■ Set problem
Retype only the lines from the one containing "Output the Python" through the one containing "from bokeh.resources import INLINE", both included, word for word. Pictures stay out of the copy.

(Source code of charts)
__________________________________________________

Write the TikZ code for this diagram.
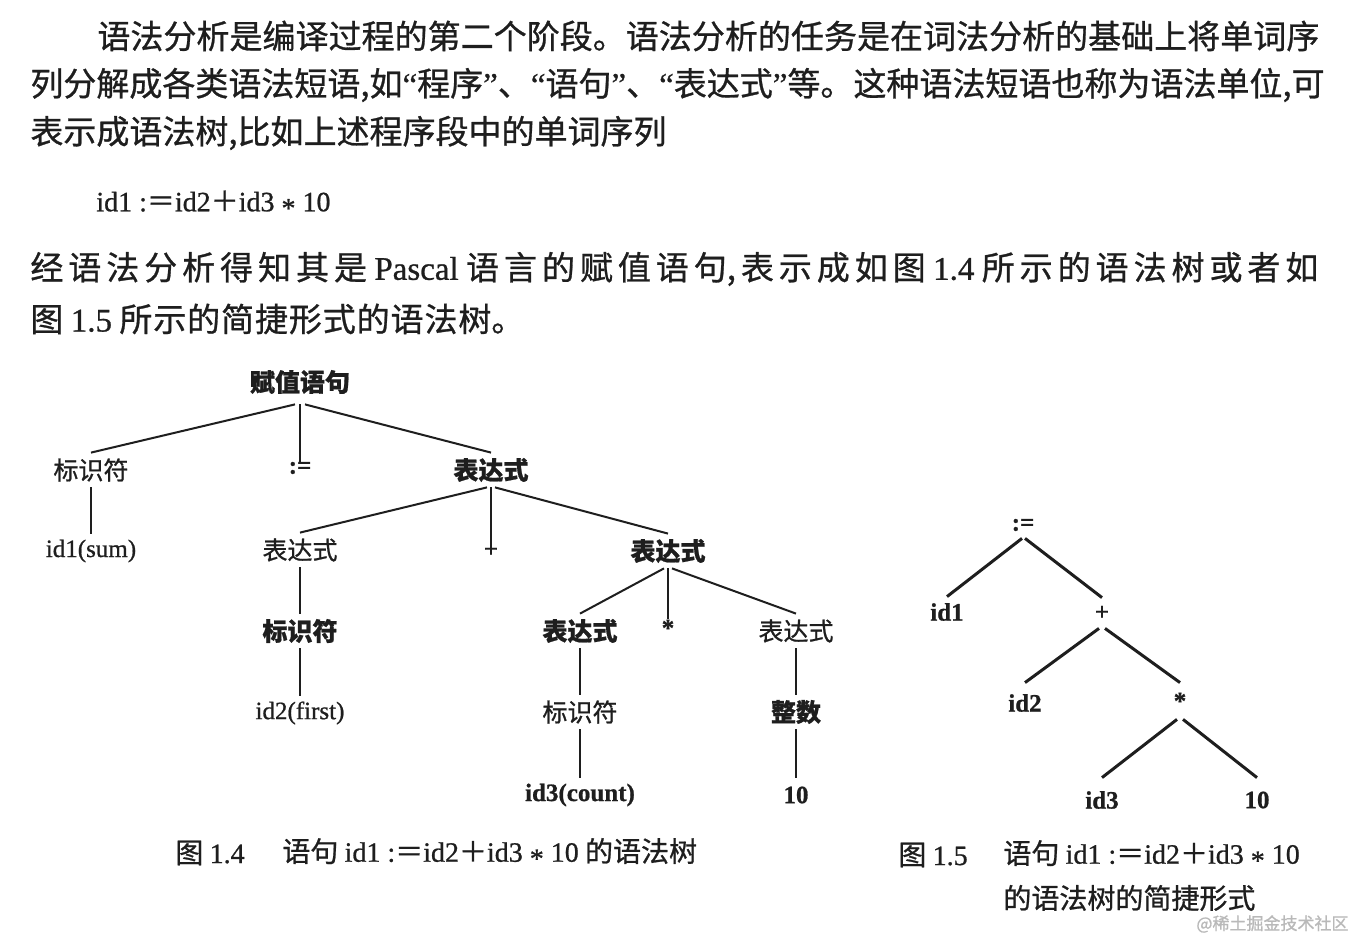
\documentclass[tikz,border=0pt]{standalone}
\usepackage{fontspec}
\setmainfont{Noto Sans CJK SC}[RawFeature={embolden=0.8}]
\newfontfamily\lat{Liberation Serif}[RawFeature={embolden=0.8}]
\definecolor{ink}{HTML}{1E1E1E}
\newcommand\jline[2]{\parbox{#1}{\XeTeXlinebreaklocale "zh"\XeTeXlinebreakskip=0pt plus 1fil\XeTeXlinebreakpenalty=10000\parfillskip=0pt\parindent=0pt\leftskip=0pt\rightskip=0pt #2}}
\newcommand\asgn{{\lat id1 :}＝{\lat id2}＋{\lat id3 \raisebox{-0.22em}{*} 10}}
\tikzset{
  body/.style={anchor=west,inner sep=0pt,text=ink,font=\fontsize{16.5}{20}\selectfont},
  tlab/.style={inner sep=0pt,text=ink,minimum height=17pt,font=\fontsize{12.5}{15}\selectfont},
  tlabb/.style={tlab,font=\fontsize{12.5}{15}\selectfont\bfseries},
  tlat/.style={tlab,font=\lat\fontsize{12.5}{15}\selectfont},
  tlatb/.style={tlab,font=\lat\bfseries\fontsize{12.5}{15}\selectfont},
  tops/.style={tlatb,minimum height=5pt},
  slab/.style={inner sep=0pt,text=ink,font=\lat\bfseries\fontsize{12.5}{14}\selectfont},
  edgea/.style={draw=ink,line width=1pt},
  edgeb/.style={draw=ink,line width=1.5pt},
  captxt/.style={anchor=west,inner sep=0pt,text=ink,font=\fontsize{14}{16}\selectfont},
}
\begin{document}
\begin{tikzpicture}[x=0.5pt,y=-0.5pt]
\fill[white] (0,0) rectangle (1355,935);
\useasboundingbox (0,0) rectangle (1355,935);

% body text
\node[body] (l1) at (97,36) {\jline{611pt}{语法分析是编译过程的第二个阶段。语法分析的任务是在词法分析的基础上将单词序}};
\node[body] (l2) at (30,85) {\jline{644pt}{列分解成各类语法短语,如{\lat “}程序{\lat ”}、{\lat “}语句{\lat ”}、{\lat “}表达式{\lat ”}等。这种语法短语也称为语法单位,可}};
\node[body] (l3) at (30,133) {表示成语法树,比如上述程序段中的单词序列};
\node[body,font=\fontsize{14}{16}\selectfont] (l4) at (96,204) {\asgn};
\node[body] (l5) at (30,269) {\jline{644pt}{经语法分析得知其是~{\lat Pascal}~语言的赋值语句,表示成如图~{\lat 1.4}~所示的语法树或者如}};
\node[body] (l6) at (30,319) {\jline{247pt}{图~{\lat 1.5}~所示的简捷形式的语法树。}};

% figure 1.4
\node[tlabb,minimum height=22pt] (fz) at (300,382) {赋值语句};
\node[tlab] (bs1) at (91,470) {标识符};
\node[tops] (as) at (300,468) {:=};
\node[tlabb] (bd1) at (491,470) {表达式};
\node[tlat] (id1) at (91,551) {id1(sum)};
\node[tlab] (bd2) at (300,550) {表达式};
\node[tops] (pl) at (491,550) {+};
\node[tlabb] (bd3) at (668,551) {表达式};
\node[tlabb] (bs2) at (300,631) {标识符};
\node[tlabb] (bd4) at (580,631) {表达式};
\node[tops] (ml) at (668,628) {*};
\node[tlab] (bd5) at (796,631) {表达式};
\node[tlat] (id2) at (300,713) {id2(first)};
\node[tlab] (bs3) at (580,712) {标识符};
\node[tlabb] (zs) at (796,712) {整数};
\node[tlatb] (id3) at (580,795) {id3(count)};
\node[tlatb] (ten) at (796,795) {10};

\draw[edgea] ([xshift=-2.5pt]fz.south) -- (bs1.north);
\draw[edgea] (fz.south) -- (as.north);
\draw[edgea] ([xshift=2.5pt]fz.south) -- (bd1.north);
\draw[edgea] (bs1.south) -- (id1.north);
\draw[edgea] ([xshift=-2pt]bd1.south) -- (bd2.north);
\draw[edgea] (bd1.south) -- (pl.north);
\draw[edgea] ([xshift=2pt]bd1.south) -- (bd3.north);
\draw[edgea] (bd2.south) -- (bs2.north);
\draw[edgea] (bs2.south) -- (id2.north);
\draw[edgea] ([xshift=-2pt]bd3.south) -- (bd4.north);
\draw[edgea] (bd3.south) -- (ml.north);
\draw[edgea] ([xshift=2pt]bd3.south) -- (bd5.north);
\draw[edgea] (bd4.south) -- (bs3.north);
\draw[edgea] (bs3.south) -- (id3.north);
\draw[edgea] (bd5.south) -- (zs.north);
\draw[edgea] (zs.south) -- (ten.north);

\node[captxt] (c14a) at (175,853) {图~{\lat 1.4}};
\node[captxt] (c14b) at (282,853) {语句~\asgn~的语法树};

% figure 1.5
\node[slab,minimum height=13pt] (a) at (1023,525) {:=};
\node[slab,minimum height=15pt] (b1) at (947,612) {id1};
\node[slab,minimum height=15pt] (b2) at (1102,613) {+};
\node[slab,minimum height=20pt] (c1) at (1025,703) {id2};
\node[slab,minimum height=18pt] (c2) at (1180,701) {*};
\node[slab,minimum height=22pt] (d1) at (1102,800) {id3};
\node[slab,minimum height=22pt] (d2) at (1257,800) {10};

\draw[edgeb] ([xshift=-0.5pt]a.south) -- (b1.north);
\draw[edgeb] ([xshift=1pt]a.south) -- (b2.north);
\draw[edgeb] ([xshift=-1.5pt]b2.south) -- (c1.north);
\draw[edgeb] ([xshift=1.5pt]b2.south) -- (c2.north);
\draw[edgeb] ([xshift=-1.5pt]c2.south) -- (d1.north);
\draw[edgeb] ([xshift=1.5pt]c2.south) -- (d2.north);

\node[captxt] (c15a) at (898,855) {图~{\lat 1.5}};
\node[captxt] (c15b) at (1003,855) {语句~\asgn};
\node[captxt] (c15c) at (1003,898) {的语法树的简捷形式};

\node[anchor=west,inner sep=0pt,text=gray!55,font=\fontsize{8.5}{10}\selectfont] (wm) at (1196,924) {@稀土掘金技术社区};
\end{tikzpicture}
\end{document}
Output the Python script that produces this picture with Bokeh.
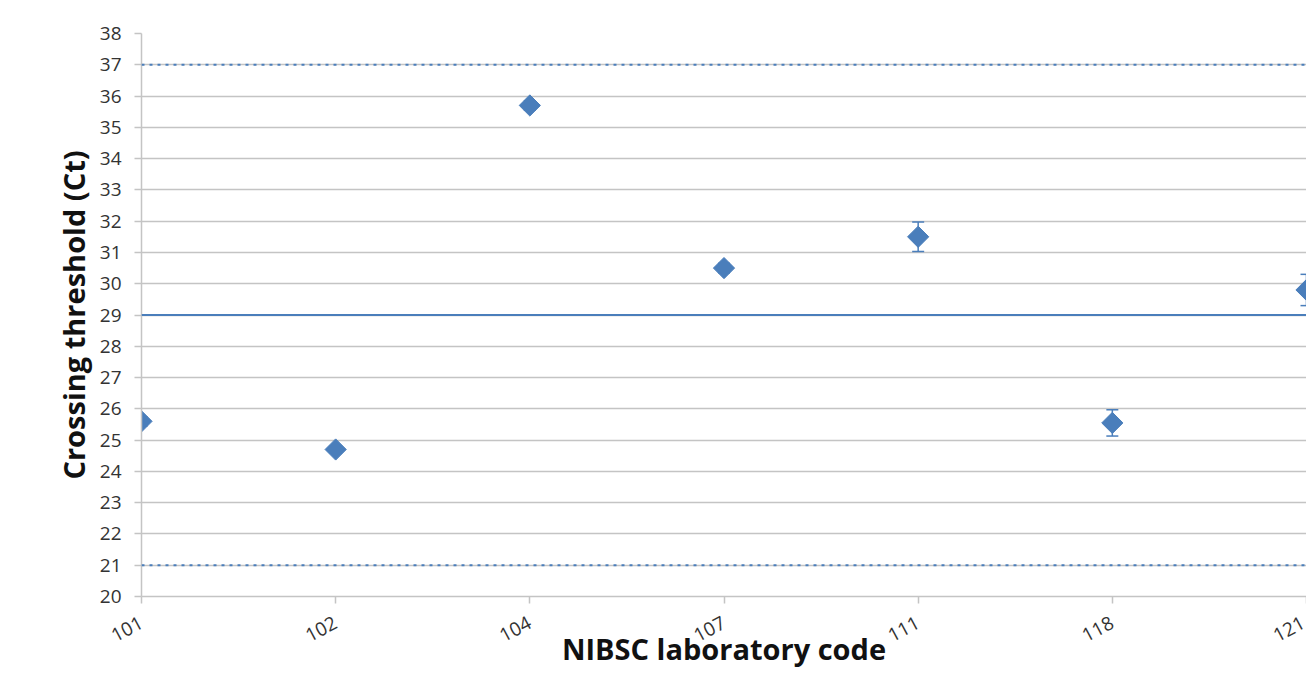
import math
from bokeh.plotting import figure
from bokeh.models import ColumnDataSource, Range1d, FixedTicker, Whisker, TeeHead, Span
from bokeh.embed import file_html
from bokeh.resources import INLINE

# ---- data ----
lab_codes = ["101", "102", "104", "107", "111", "118", "121"]
ct_mean = [25.6, 24.7, 35.7, 30.5, 31.5, 25.55, 29.8]
ct_err = [0.15, 0.12, 0.15, 0.15, 0.47, 0.42, 0.5]
overall_mean = 29.0
upper_limit = 37.0
lower_limit = 21.0
y_ticks = list(range(20, 39))

BLUE = "#4a7ebb"
GRID = "#c4c4c4"
FONT = "Open Sans"

xs = list(range(len(lab_codes)))
src = ColumnDataSource(dict(
    x=xs, y=ct_mean,
    upper=[m + e for m, e in zip(ct_mean, ct_err)],
    lower=[m - e for m, e in zip(ct_mean, ct_err)],
))

p = figure(width=1306, height=693, output_backend="svg", toolbar_location=None,
           x_range=Range1d(0, len(lab_codes) - 1), y_range=Range1d(20, 38),
           min_border_left=141, min_border_right=0, min_border_top=33, min_border_bottom=97)
p.outline_line_color = None
p.background_fill_color = "white"
p.border_fill_color = "white"

# axes
p.xaxis.ticker = FixedTicker(ticks=xs)
p.xaxis.major_label_overrides = {i: c for i, c in enumerate(lab_codes)}
p.xaxis.major_label_orientation = math.radians(28)
p.yaxis.ticker = FixedTicker(ticks=y_ticks)
for ax in (p.xaxis[0], p.yaxis[0]):
    ax.axis_line_color = GRID
    ax.axis_line_width = 1.5
    ax.major_tick_line_color = GRID
    ax.major_tick_line_width = 1.5
    ax.major_tick_out = 7
    ax.major_tick_in = 0
    ax.minor_tick_line_color = None
    ax.major_label_text_font = FONT
    ax.major_label_text_font_size = "19px"
    ax.major_label_text_color = "#333333"
    ax.axis_label_text_font = FONT
    ax.axis_label_text_font_style = "bold"
    ax.axis_label_text_font_size = "29px"
    ax.axis_label_text_color = "#111111"
p.xaxis.axis_label = "NIBSC laboratory code"
p.yaxis.axis_label = "Crossing threshold (Ct)"
p.xaxis.major_label_standoff = 18
p.yaxis.major_label_standoff = 13
p.xaxis.axis_label_standoff = -22
p.yaxis.axis_label_standoff = 4

p.xgrid.grid_line_color = None
p.ygrid.grid_line_color = GRID
p.ygrid.grid_line_width = 1.5

# reference lines
p.add_layout(Span(location=overall_mean, dimension="width", line_color=BLUE, line_width=2))
for lim in (upper_limit, lower_limit):
    p.add_layout(Span(location=lim, dimension="width", line_color=BLUE,
                      line_width=2, line_dash="3 5"))

# error bars
w = Whisker(source=src, base="x", upper="upper", lower="lower",
            line_color=BLUE, line_width=1.5,
            upper_head=TeeHead(size=12, line_color=BLUE, line_width=1.5),
            lower_head=TeeHead(size=12, line_color=BLUE, line_width=1.5))
p.add_layout(w)

# markers
p.scatter("x", "y", source=src, marker="square", size=15, angle=math.pi / 4,
          fill_color=BLUE, line_color=BLUE)

open("out.html", "w").write(file_html(p, INLINE))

__________________________________________________

■ Solution to this exercise
Output the Python script that produces this picture with Bokeh.
import math
from bokeh.plotting import figure
from bokeh.models import ColumnDataSource, Range1d, FixedTicker, Whisker, TeeHead, Span
from bokeh.embed import file_html
from bokeh.resources import INLINE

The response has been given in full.